Here’s how the cycle plays out:
Unconscious Incompetence: This is the blissful beginner phase. You don’t know what you don’t know yet, so everything feels possible and even small wins feel huge. These are the first few exciting points you score in a pickleball game, the first chords you learn on the guitar, the few lines you write in your novel that don’t totally suck.
Conscious Incompetence: Then comes the crash. Suddenly you see how much you have to learn. This is the “I suck” stage. It’s what most people confuse for being an awkward beginner, but if you’ve made it here, congrats — you’re actually making progress. You know enough to see your own gaps.
Conscious Competence: With enough practice, you start to get the hang of things. You can pull off a triangle choke, hold a handstand, write a coherent chapter — but you have to focus hard. Progress is real, but it’s fragile. Everything still takes a lot of effort and intention.
Unconscious Competence: Finally, you stop having to think so much. The skill becomes unconscious. Now you’re flowing, improvising, maybe even teaching others. You might even forget how hard it once was.
Of course, none of this is a one-time ladder to climb. As you continue to learn and build skills, you’ll go through these stages, over and over. If you stick with anything long enough to matter — to become a real passion — you’ll hit every stage above, often more than once.
What if Awkwardness is a Sign You’re on the Right Track?
Most people think the pain of starting something new is the hardest part. But beginnings are usually fun — there’s low pressure, everything is novel, and wins come easily. It’s only after those early gains fade that things start to get hard.
This is the stage where most people give up, where the Passion Dip happens, and where most passions fizzle. Paradoxically, it’s also the only place where much real growth happens.
When I look back, the skills I’m proudest of aren’t the ones that came easy — or even the ones I mastered. It’s the things I kept showing up for: rewriting a chapter twenty times before it finally felt true, fumbling through jiu-jitsu moves until they stuck, grinding through the slow, hard parts of turning an idea into reality. I’ve hired coaches, devoured books, watched tutorials — anything to shortcut the struggle. But there’s only ever one way forward: you keep going.

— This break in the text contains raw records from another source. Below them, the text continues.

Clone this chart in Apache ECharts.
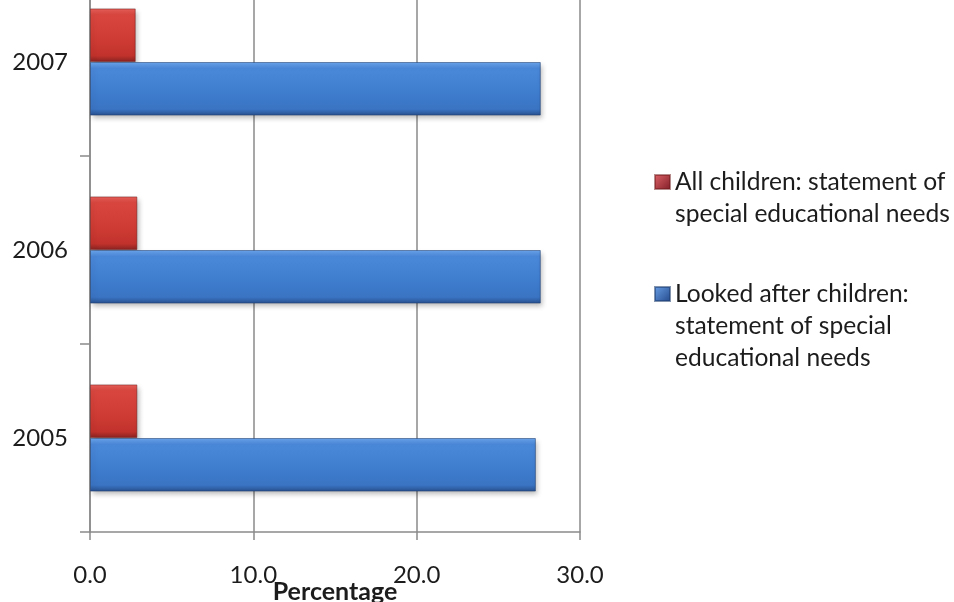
<!DOCTYPE html>
<html>
<head>
<meta charset="utf-8">
<script src="https://cdn.jsdelivr.net/npm/echarts@6/dist/echarts.min.js"></script>
<style>
  html, body { margin: 0; padding: 0; background: #ffffff; }
  #chart { width: 954px; height: 602px; }
</style>
</head>
<body>
<div id="chart"></div>
<script>
// Years shown on the category axis (bottom to top)
const years = ['2005', '2006', '2007'];

// Percentage of children with a statement of special educational needs
const allChildren = [2.9, 2.9, 2.8];
const lookedAfter = [27.3, 27.6, 27.6];

// Series names (legend text)
const nameAll = 'All children: statement of special educational needs';
const nameLooked = 'Looked after children: statement of special educational needs';

// Value axis ticks
const xMin = 0, xMax = 30, xStep = 10;

const FONT = 'Lato, "Liberation Sans", sans-serif';
const AXIS_GREY = '#8a8a8a';
const TEXT = '#1c1c1c';

const blueFill = new echarts.graphic.LinearGradient(0, 0, 0, 1, [
  { offset: 0, color: '#6ba6ee' },
  { offset: 0.12, color: '#4a88d9' },
  { offset: 0.55, color: '#3f7dcf' },
  { offset: 0.88, color: '#3a74c3' },
  { offset: 1, color: '#274f8c' }
]);
const redFill = new echarts.graphic.LinearGradient(0, 0, 0, 1, [
  { offset: 0, color: '#e8605a' },
  { offset: 0.12, color: '#d9463f' },
  { offset: 0.55, color: '#cf3c35' },
  { offset: 0.88, color: '#c2322c' },
  { offset: 1, color: '#862220' }
]);
const blueIcon = new echarts.graphic.LinearGradient(0, 0, 1, 1, [
  { offset: 0, color: '#6aa0e8' }, { offset: 1, color: '#23488a' }
]);
const redIcon = new echarts.graphic.LinearGradient(0, 0, 1, 1, [
  { offset: 0, color: '#e0646a' }, { offset: 1, color: '#7e1c26' }
]);

const barShadow = {
  shadowColor: 'rgba(0,0,0,0.28)',
  shadowBlur: 5,
  shadowOffsetX: 2,
  shadowOffsetY: 3
};

const chart = echarts.init(document.getElementById('chart'), null, { renderer: 'canvas' });

const legendText = { fontFamily: FONT, fontSize: 24.6, color: TEXT, lineHeight: 32 };

chart.setOption({
  animation: false,
  backgroundColor: '#ffffff',
  grid: {
    left: 90, right: 374, top: -32, bottom: 70,
    containLabel: false,
    outerBoundsMode: 'none'
  },
  xAxis: {
    type: 'value',
    min: xMin, max: xMax, interval: xStep,
    name: 'Percentage',
    nameLocation: 'middle',
    nameGap: 47,
    nameMoveOverlap: false,
    nameTextStyle: { fontFamily: FONT, fontSize: 25, fontWeight: 'bold', color: TEXT },
    axisLine: { show: true, lineStyle: { color: AXIS_GREY, width: 1.5 } },
    axisTick: { show: true, length: 8, lineStyle: { color: AXIS_GREY, width: 1.5 } },
    axisLabel: {
      margin: 31, fontFamily: FONT, fontSize: 24, color: TEXT,
      formatter: v => v.toFixed(1)
    },
    splitLine: { show: true, lineStyle: { color: AXIS_GREY, width: 1.5 } }
  },
  yAxis: {
    type: 'category',
    data: years,
    axisLine: { show: true, lineStyle: { color: AXIS_GREY, width: 1.5 } },
    axisTick: { show: true, length: 10, lineStyle: { color: AXIS_GREY, width: 1.5 } },
    axisLabel: { margin: 22, fontFamily: FONT, fontSize: 24, color: TEXT }
  },
  legend: [
    {
      data: [{ name: nameAll, icon: 'rect', itemStyle: { color: redIcon } }],
      orient: 'vertical', left: 654, top: 134, padding: 0,
      itemWidth: 15, itemHeight: 14, itemGap: 8,
      textStyle: legendText,
      formatter: () => '\nAll children: statement of\nspecial educational needs'
    },
    {
      data: [{ name: nameLooked, icon: 'rect', itemStyle: { color: blueIcon } }],
      orient: 'vertical', left: 654, top: 214, padding: 0,
      itemWidth: 15, itemHeight: 14, itemGap: 8,
      textStyle: legendText,
      formatter: () => '\n\nLooked after children:\nstatement of special\neducational needs'
    }
  ],
  series: [
    {
      name: nameAll,
      type: 'bar',
      data: allChildren,
      barGap: '0%',
      barCategoryGap: '43%',
      itemStyle: Object.assign({
        color: redFill,
        borderColor: 'rgba(110,25,25,0.5)',
        borderWidth: 1
      }, barShadow)
    },
    {
      name: nameLooked,
      type: 'bar',
      data: lookedAfter,
      barGap: '0%',
      barCategoryGap: '43%',
      itemStyle: Object.assign({
        color: blueFill,
        borderColor: 'rgba(30,60,110,0.55)',
        borderWidth: 1
      }, barShadow)
    }
  ]
});
</script>
</body>
</html>
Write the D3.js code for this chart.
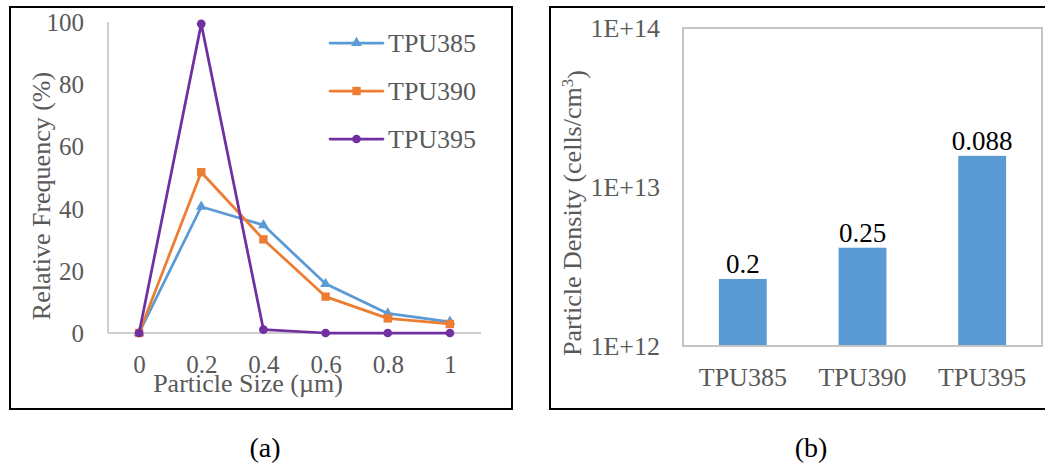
<!DOCTYPE html>
<html>
<head>
<meta charset="utf-8">
<script src="https://cdn.jsdelivr.net/npm/d3@7"></script>
<style>
  html, body { margin: 0; padding: 0; background: #fff; }
  svg { display: block; }
</style>
</head>
<body>
<svg id="chart" width="1045" height="467"></svg>
<script>
// ---------- data ----------
const particleSizes = [0, 0.2, 0.4, 0.6, 0.8, 1];
const sizeTickLabels = ["0", "0.2", "0.4", "0.6", "0.8", "1"];
const freqTicks = [0, 20, 40, 60, 80, 100];
const seriesNames = ["TPU385", "TPU390", "TPU395"];
const freqTPU385 = [0, 40.6, 34.7, 15.8, 6.3, 3.6];
const freqTPU390 = [0, 51.7, 30.1, 11.7, 4.7, 2.9];
const freqTPU395 = [0, 99.4, 1.1, 0, 0, 0];
const seriesColors = ["#5B9BD5", "#ED7D31", "#7030A0"];
const seriesMarkers = ["triangle", "square", "circle"];

const samples = ["TPU385", "TPU390", "TPU395"];
const densityValues = [2.64e12, 4.15e12, 1.57e13];
const densityLabels = ["0.2", "0.25", "0.088"];
const densityTicks = [1e12, 1e13, 1e14];
const densityTickLabels = ["1E+12", "1E+13", "1E+14"];

// ---------- setup ----------
const FONT = '"Liberation Serif"';
const svg = d3.select("#chart");
const gray = "#595959";
const axisGray = "#BFBFBF";

// outer panel borders
svg.append("rect").attr("x", 10).attr("y", 7).attr("width", 502).attr("height", 402)
  .attr("fill", "none").attr("stroke", "#000").attr("stroke-width", 2);
svg.append("rect").attr("x", 550).attr("y", 7).attr("width", 500).attr("height", 402)
  .attr("fill", "none").attr("stroke", "#000").attr("stroke-width", 2);

// ---------- panel (a) ----------
const ax = { left: 108, right: 481, top: 22, bottom: 333 };
const x = d3.scalePoint().domain(particleSizes).range([ax.left, ax.right]).padding(0.5);
const y = d3.scaleLinear().domain([0, 100]).range([ax.bottom, ax.top]);

svg.append("line").attr("x1", ax.left).attr("x2", ax.left).attr("y1", ax.top).attr("y2", ax.bottom)
  .attr("stroke", axisGray).attr("stroke-width", 1.5);
svg.append("line").attr("x1", ax.left).attr("x2", ax.right).attr("y1", ax.bottom).attr("y2", ax.bottom)
  .attr("stroke", axisGray).attr("stroke-width", 1.5);

const yAxisA = svg.append("g").attr("transform", `translate(${ax.left},0)`)
  .call(d3.axisLeft(y).tickValues(freqTicks).tickSize(0).tickPadding(24));
yAxisA.select(".domain").remove();
yAxisA.selectAll("text").attr("fill", gray).style("font-size", "25px")
  .style("font-family", FONT).attr("dy", "0.34em");

const xAxisA = svg.append("g").attr("transform", `translate(0,${ax.bottom})`)
  .call(d3.axisBottom(x).tickSize(0).tickFormat((d, i) => sizeTickLabels[i]));
xAxisA.select(".domain").remove();
xAxisA.selectAll("text").attr("fill", gray).style("font-size", "25px")
  .style("font-family", FONT).attr("y", 40).attr("dy", 0);

svg.append("text").attr("x", 248).attr("y", 392).attr("text-anchor", "middle")
  .attr("fill", gray).style("font-size", "26px").style("font-family", FONT).text("Particle Size (µm)");
svg.append("text").attr("transform", "translate(50,196) rotate(-90)").attr("text-anchor", "middle")
  .attr("fill", gray).style("font-size", "26px").style("font-family", FONT).text("Relative Frequency (%)");

const allSeries = [freqTPU385, freqTPU390, freqTPU395];
const line = d3.line().x((d, i) => x(particleSizes[i])).y(d => y(d));

function drawMarker(g, type, cx, cy, color) {
  let sym, size;
  if (type === "triangle") { sym = d3.symbolTriangle; size = 50; }
  else if (type === "square") { sym = d3.symbolSquare; size = 70; }
  else { sym = d3.symbolCircle; size = 60; }
  g.append("path").attr("d", d3.symbol(sym, size)())
    .attr("transform", `translate(${cx},${cy})`).attr("fill", color);
}

allSeries.forEach((vals, s) => {
  const g = svg.append("g");
  g.append("path").datum(vals).attr("d", line).attr("fill", "none")
    .attr("stroke", seriesColors[s]).attr("stroke-width", 2.75).attr("stroke-linejoin", "round");
  vals.forEach((v, i) => drawMarker(g, seriesMarkers[s], x(particleSizes[i]), y(v), seriesColors[s]));
});

// legend
const legendY = d3.scalePoint().domain(seriesNames).range([43, 139]);
seriesNames.forEach((name, s) => {
  const ly = legendY(name);
  const g = svg.append("g");
  g.append("line").attr("x1", 330).attr("x2", 383).attr("y1", ly).attr("y2", ly)
    .attr("stroke", seriesColors[s]).attr("stroke-width", 2.75).attr("stroke-linecap", "round");
  drawMarker(g, seriesMarkers[s], 356.5, ly, seriesColors[s]);
  g.append("text").attr("x", 388).attr("y", ly).attr("dy", "0.34em").attr("fill", gray)
    .style("font-size", "26px").style("font-family", FONT).text(name);
});

// ---------- panel (b) ----------
const bx = { left: 683, right: 1042, top: 28, bottom: 346 };
const xb = d3.scaleBand().domain(samples).range([bx.left, bx.right]).paddingInner(0.6).paddingOuter(0.3);
const yb = d3.scaleLog().domain([1e12, 1e14]).range([bx.bottom, bx.top]);

svg.append("rect").attr("x", bx.left).attr("y", bx.top).attr("width", bx.right - bx.left)
  .attr("height", bx.bottom - bx.top).attr("fill", "none").attr("stroke", "#C4C4C4").attr("stroke-width", 2);

svg.append("g").selectAll("rect").data(densityValues).join("rect")
  .attr("x", (d, i) => xb(samples[i])).attr("width", xb.bandwidth())
  .attr("y", d => yb(d)).attr("height", d => yb(1e12) - yb(d) - 1)
  .attr("fill", "#5B9BD5");

svg.append("g").selectAll("text").data(densityValues).join("text")
  .attr("x", (d, i) => xb(samples[i]) + xb.bandwidth() / 2).attr("y", d => yb(d) - 5.5)
  .attr("text-anchor", "middle").attr("fill", "#000").style("font-size", "27px")
  .style("font-family", FONT)
  .text((d, i) => densityLabels[i]);

const yAxisB = svg.append("g").attr("transform", `translate(${bx.left},0)`)
  .call(d3.axisLeft(yb).tickValues(densityTicks).tickSize(0).tickPadding(23)
    .tickFormat((d, i) => densityTickLabels[i]));
yAxisB.select(".domain").remove();
yAxisB.selectAll("text").attr("fill", gray).style("font-size", "26px")
  .style("font-family", FONT).attr("dy", "0.34em");

const xAxisB = svg.append("g").attr("transform", `translate(0,${bx.bottom})`)
  .call(d3.axisBottom(xb).tickSize(0));
xAxisB.select(".domain").remove();
xAxisB.selectAll("text").attr("fill", gray).style("font-size", "26px")
  .style("font-family", FONT).attr("y", 40).attr("dy", 0);

const yTitleB = svg.append("text").attr("transform", "translate(581,213) rotate(-90)")
  .attr("text-anchor", "middle").attr("fill", gray).style("font-size", "26px").style("font-family", FONT);
yTitleB.append("tspan").text("Particle Density (cells/cm");
yTitleB.append("tspan").attr("dy", "-0.45em").style("font-size", "17px").text("3");
yTitleB.append("tspan").attr("dy", "0.45em").text(")");

// captions
svg.append("text").attr("x", 265).attr("y", 457).attr("text-anchor", "middle")
  .attr("fill", "#000").style("font-size", "28px").style("font-family", FONT).text("(a)");
svg.append("text").attr("x", 811).attr("y", 457).attr("text-anchor", "middle")
  .attr("fill", "#000").style("font-size", "28px").style("font-family", FONT).text("(b)");
</script>
</body>
</html>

Science backs this up: Dunning-Kruger, deliberate practice, adult learning theory — they all point to the same truth: if you’re stuck in the messy middle, where everything feels worse before it feels better — congratulations. You’re on the path. The only real mistake is quitting before the magic happens.
I try to remind myself of this every time I wrestle with the middle of writing my book. Awkwardness is normal. It’s part of it. And it will get better — as long as I keep going.
So if you’re stuck in your own awkward middle, doubting your path, wondering if you’ll ever make it out — don’t back down.
That struggle means you care enough to keep going, even when it’s hard. That’s where real passion — and real progress — are born.